In this case out of Northampton County the Commonwealth Court weighed in on what constitutes a “substantial amendment” to a proposed ordinance, such that it must be re-advertised prior to being adopted. In finding that the municipality should have re-advertised a change to the number of hours digital billboards could be illuminated, the court appeared to establish different standards for such appeals brought by applicants and those brought by adjacent landowners.
Palmer Township (the “Township”) sought to enact an ordinance to allow digital advertising signs and billboards in the Township (the “Ordinance”). An initial draft of the proposed Ordinance restricted the operation of such billboards to 17 hours a day. The Board of Supervisors subsequently amended the proposed Ordinance to allow billboards to operate 24 hours a day. Pursuant to the requirements of the Municipalities Planning Code (“MPC”), the Board re-advertised and adopted the amended Ordinance following a public hearing in December 2011. The advertisement of the amended Ordinance did not include a summary of the change to the permitted hours of illumination.
In November 2013 Diefenderfer, a property owner residing near a newly erected digital billboard, brought a land use appeal challenging the validity of the Ordinance. He argued the Township failed to strictly comply with the statutory procedure for enacting the Ordinance and therefore it was void. Specifically, Diefenderfer asserted the change in illumination hours constituted a “substantial amendment” that had to be included in the advertisement prior to the Ordinance’s adoption. The Township countered that it was not a “substantial amendment” and was not required to be included in the advertisement.

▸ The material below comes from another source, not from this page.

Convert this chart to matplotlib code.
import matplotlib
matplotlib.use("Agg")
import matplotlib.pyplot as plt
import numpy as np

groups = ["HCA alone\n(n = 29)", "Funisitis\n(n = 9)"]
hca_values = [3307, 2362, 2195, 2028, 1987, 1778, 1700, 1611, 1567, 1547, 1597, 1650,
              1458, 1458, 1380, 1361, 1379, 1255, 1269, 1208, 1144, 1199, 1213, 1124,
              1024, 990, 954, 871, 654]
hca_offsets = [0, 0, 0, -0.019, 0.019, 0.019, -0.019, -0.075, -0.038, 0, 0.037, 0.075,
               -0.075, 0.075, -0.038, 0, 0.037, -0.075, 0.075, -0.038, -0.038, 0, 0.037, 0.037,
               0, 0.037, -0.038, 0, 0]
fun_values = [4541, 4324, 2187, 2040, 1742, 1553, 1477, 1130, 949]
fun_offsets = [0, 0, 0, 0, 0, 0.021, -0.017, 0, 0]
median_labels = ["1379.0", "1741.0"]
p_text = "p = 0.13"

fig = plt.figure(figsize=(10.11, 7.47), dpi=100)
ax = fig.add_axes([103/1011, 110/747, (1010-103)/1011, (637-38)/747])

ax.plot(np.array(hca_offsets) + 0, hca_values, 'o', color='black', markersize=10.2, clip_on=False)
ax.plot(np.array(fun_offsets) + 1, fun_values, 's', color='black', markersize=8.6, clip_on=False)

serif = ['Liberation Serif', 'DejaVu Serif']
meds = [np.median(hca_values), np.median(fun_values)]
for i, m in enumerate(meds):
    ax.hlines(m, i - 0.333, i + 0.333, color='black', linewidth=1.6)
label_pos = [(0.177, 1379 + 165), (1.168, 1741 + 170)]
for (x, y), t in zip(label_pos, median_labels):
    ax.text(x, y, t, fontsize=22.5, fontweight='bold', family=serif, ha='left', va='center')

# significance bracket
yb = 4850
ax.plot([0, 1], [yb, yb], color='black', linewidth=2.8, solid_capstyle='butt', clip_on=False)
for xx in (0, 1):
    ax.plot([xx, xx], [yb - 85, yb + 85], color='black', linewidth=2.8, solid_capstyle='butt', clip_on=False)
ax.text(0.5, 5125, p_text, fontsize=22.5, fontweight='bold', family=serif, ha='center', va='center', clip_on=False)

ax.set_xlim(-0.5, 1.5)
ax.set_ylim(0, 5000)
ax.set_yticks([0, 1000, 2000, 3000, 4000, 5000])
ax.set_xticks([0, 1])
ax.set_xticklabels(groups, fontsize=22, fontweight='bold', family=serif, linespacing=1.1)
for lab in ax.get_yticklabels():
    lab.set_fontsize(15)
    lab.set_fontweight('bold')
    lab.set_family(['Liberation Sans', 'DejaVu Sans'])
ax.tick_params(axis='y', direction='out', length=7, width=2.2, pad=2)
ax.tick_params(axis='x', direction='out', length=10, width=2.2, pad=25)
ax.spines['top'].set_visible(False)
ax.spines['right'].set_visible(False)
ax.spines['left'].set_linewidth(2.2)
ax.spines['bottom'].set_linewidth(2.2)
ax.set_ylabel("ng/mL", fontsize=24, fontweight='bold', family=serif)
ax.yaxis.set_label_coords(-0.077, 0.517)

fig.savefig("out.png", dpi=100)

The Court of Common Pleas of Northampton County first found that Diefenderfer was permitted to bring the appeal despite being beyond the 30-day appeal window because light from the billboard illuminated multiple bedrooms in his house and disturbed his sleep. The court found that by enacting the Ordinance the Township had interfered with Diefenderfer’s “use and enjoyment” of his property and deprived him of his substantive due process rights. However, the trial court then concluded that the change had not constituted a “substantial amendment” and therefore was not required to be included in the advertisement and the Ordinance was valid. Diefenderfer appealed.

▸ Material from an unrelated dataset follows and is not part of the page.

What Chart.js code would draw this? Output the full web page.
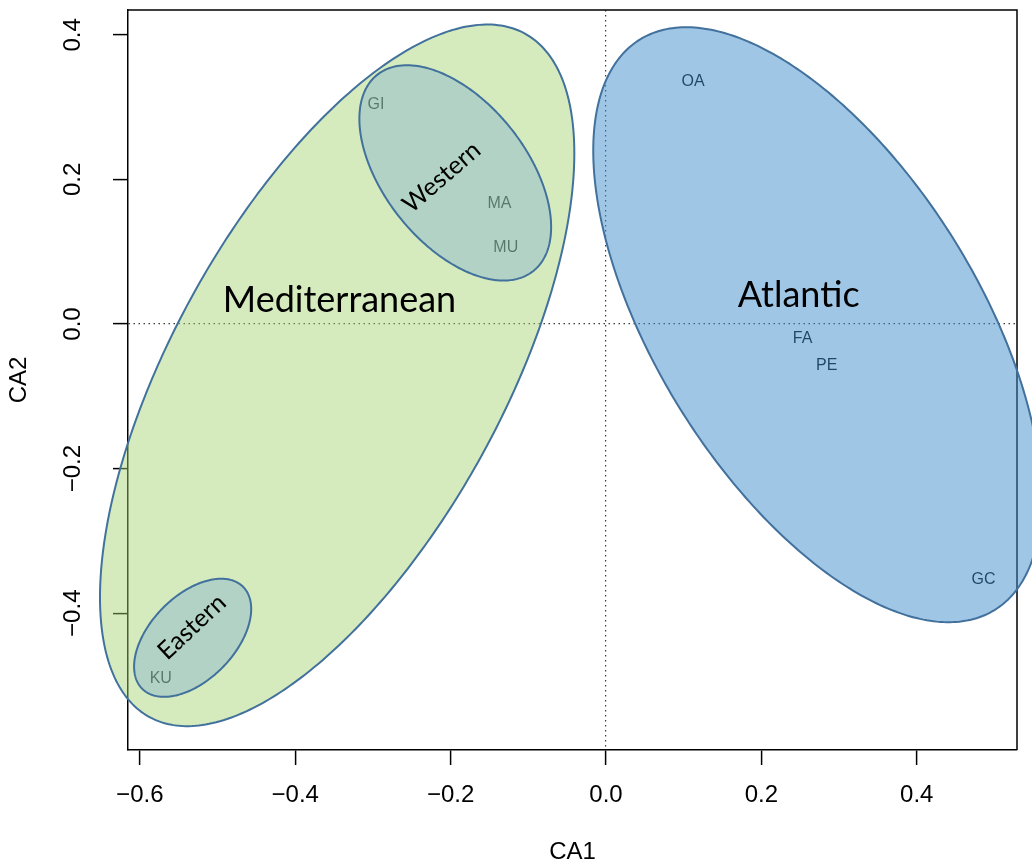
<!DOCTYPE html>
<html>
<head>
<meta charset="utf-8">
<script src="https://cdn.jsdelivr.net/npm/chart.js@4.4.1/dist/chart.umd.min.js"></script>
<style>
  html, body { margin: 0; padding: 0; background: #ffffff; }
  #wrap { width: 1032px; height: 864px; }
</style>
</head>
<body>
<div id="wrap"><canvas id="ca" width="1032" height="864"></canvas></div>
<script>
// Correspondence analysis: site scores on the first two axes
const siteCodes = ['GI', 'MA', 'MU', 'KU', 'OA', 'FA', 'PE', 'GC'];
const ca1Scores = [-0.296, -0.137, -0.129, -0.573, 0.112, 0.253, 0.284, 0.486];
const ca2Scores = [0.303, 0.166, 0.106, -0.490, 0.335, -0.020, -0.058, -0.353];

const xTickValues = [-0.6, -0.4, -0.2, 0.0, 0.2, 0.4];
const yTickValues = [-0.4, -0.2, 0.0, 0.2, 0.4];

// Site groups, outlined as ellipses in CA1/CA2 units
const groupNames = ['Mediterranean', 'Atlantic', 'Western', 'Eastern'];
const groupCentreCA1 = [-0.346, 0.272, -0.194, -0.532];
const groupCentreCA2 = [-0.071, -0.001, 0.209, -0.434];
const groupSemiMajor = [0.531, 0.456, 0.169, 0.096];
const groupSemiMinor = [0.216, 0.211, 0.094, 0.056];
const groupAngleDeg = [63.6, -60.9, -55.3, 49.7];

// Drawing styles for each group and where its name is written
const groupStyles = [
  { fill: 'rgba(162,211,111,0.45)', label: { x: -0.343, y: 0.032, rot: 0, size: 36 } },
  { fill: 'rgba(65,141,205,0.50)', label: { x: 0.248, y: 0.040, rot: 0, size: 36 } },
  { fill: 'rgba(113,166,210,0.35)', label: { x: -0.2115, y: 0.203, rot: -41, size: 25 } },
  { fill: 'rgba(113,166,210,0.35)', label: { x: -0.533, y: -0.419, rot: -43, size: 25 } }
];
const outlineColour = '#41719c';
const axisFont = { family: "'Liberation Sans', Arial, sans-serif", size: 24 };
const groupFontFamily = "Lato, 'Noto Sans', sans-serif";

const fmt = v => (v < 0 ? '\u2212' : '') + Math.abs(v).toFixed(1);

const groupsPlugin = {
  id: 'groups',
  afterDatasetsDraw(chart) {
    // site codes written at their scores
    const { ctx } = chart;
    const meta = chart.getDatasetMeta(0);
    ctx.save();
    ctx.font = "16px 'Liberation Sans', Arial, sans-serif";
    ctx.fillStyle = '#000000';
    ctx.textAlign = 'center';
    ctx.textBaseline = 'middle';
    meta.data.forEach((el, i) => ctx.fillText(siteCodes[i], el.x, el.y));
    ctx.restore();
  },
  afterDraw(chart) {
    const { ctx, chartArea: a, scales: { x, y } } = chart;
    ctx.save();
    // close the plot frame on the top and right
    ctx.strokeStyle = '#000000';
    ctx.lineWidth = 1.5;
    ctx.beginPath();
    ctx.moveTo(a.left, a.top);
    ctx.lineTo(a.right, a.top);
    ctx.lineTo(a.right, a.bottom);
    ctx.stroke();

    // translucent group ellipses
    groupNames.forEach((name, i) => {
      const th = groupAngleDeg[i] * Math.PI / 180;
      const c = Math.cos(th), s = Math.sin(th);
      const n = 360;
      ctx.beginPath();
      for (let k = 0; k <= n; k++) {
        const t = (k / n) * 2 * Math.PI;
        const u = groupSemiMajor[i] * Math.cos(t);
        const v = groupSemiMinor[i] * Math.sin(t);
        const px = x.getPixelForValue(groupCentreCA1[i] + u * c - v * s);
        const py = y.getPixelForValue(groupCentreCA2[i] + u * s + v * c);
        if (k === 0) ctx.moveTo(px, py); else ctx.lineTo(px, py);
      }
      ctx.closePath();
      ctx.fillStyle = groupStyles[i].fill;
      ctx.fill();
      ctx.strokeStyle = outlineColour;
      ctx.lineWidth = 2;
      ctx.stroke();
    });

    // group names
    ctx.fillStyle = '#000000';
    ctx.textAlign = 'center';
    ctx.textBaseline = 'middle';
    groupNames.forEach((name, i) => {
      const L = groupStyles[i].label;
      ctx.save();
      ctx.translate(x.getPixelForValue(L.x), y.getPixelForValue(L.y));
      ctx.rotate(L.rot * Math.PI / 180);
      ctx.font = L.size + 'px ' + groupFontFamily;
      ctx.fillText(name, 0, 0);
      ctx.restore();
    });
    ctx.restore();
  }
};

const zeroLine = ctx => (ctx.tick && ctx.tick.value === 0) ? '#3a3a3a' : 'rgba(0,0,0,0)';
const noOverhang = s => { s.paddingTop = 0; s.paddingBottom = 0; s.paddingLeft = 0; s.paddingRight = 0; };

new Chart(document.getElementById('ca'), {
  type: 'scatter',
  data: {
    datasets: [{
      label: 'Sites',
      data: siteCodes.map((code, i) => ({ x: ca1Scores[i], y: ca2Scores[i] })),
      pointRadius: 0,
      pointHoverRadius: 0
    }]
  },
  options: {
    responsive: false,
    animation: false,
    events: [],
    devicePixelRatio: 1,
    layout: { padding: { left: 0, right: 15, top: 10, bottom: 0 } },
    plugins: { legend: { display: false }, tooltip: { enabled: false } },
    scales: {
      x: {
        type: 'linear',
        position: 'bottom',
        min: -0.6152,
        max: 0.529,
        afterBuildTicks: s => { s.ticks = xTickValues.map(v => ({ value: v })); },
        afterFit: s => { s.height = 114; noOverhang(s); },
        ticks: { font: axisFont, color: '#000000', padding: 16, maxRotation: 0, callback: v => fmt(v) },
        grid: { color: zeroLine, lineWidth: 1.2, drawTicks: true, tickLength: 15, tickColor: '#000000', tickWidth: 1.5 },
        border: { display: true, color: '#000000', width: 1.5, dash: [1.5, 3.5] },
        title: { display: true, text: 'CA1', color: '#000000', font: Object.assign({ lineHeight: 1 }, axisFont), padding: { top: 0, bottom: 0 } }
      },
      y: {
        type: 'linear',
        position: 'left',
        min: -0.5892,
        max: 0.4343,
        afterBuildTicks: s => { s.ticks = yTickValues.map(v => ({ value: v })); },
        afterFit: s => { s.width = 128; noOverhang(s); },
        ticks: { font: axisFont, color: '#000000', padding: 16, minRotation: 90, maxRotation: 90, crossAlign: 'center', callback: v => fmt(v) },
        grid: { color: zeroLine, lineWidth: 1.2, drawTicks: true, tickLength: 15, tickColor: '#000000', tickWidth: 1.5 },
        border: { display: true, color: '#000000', width: 1.5, dash: [1.5, 3.5] },
        title: { display: true, text: 'CA2', color: '#000000', font: Object.assign({ lineHeight: 1 }, axisFont), padding: { top: 7, bottom: 0 } }
      }
    }
  },
  plugins: [groupsPlugin]
});
</script>
</body>
</html>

On appeal the Commonwealth Court reversed, finding the change had been a “substantial amendment,” should have been advertised, and was “void from inception.” The court reasoned the change was substantial because it considerably increased the negative impact on landowners living near digital billboards and significantly altered the regulation of nighttime billboard use. The court distinguished its finding in Lamar Advantage GP Company, LLC v. City of Pittsburgh, where it found the removal of a limitation on hours of illumination did not constitute a “substantial amendment,” based on the fact that the appeal was brought by adjacent landowners rather than the applicant-billboard company.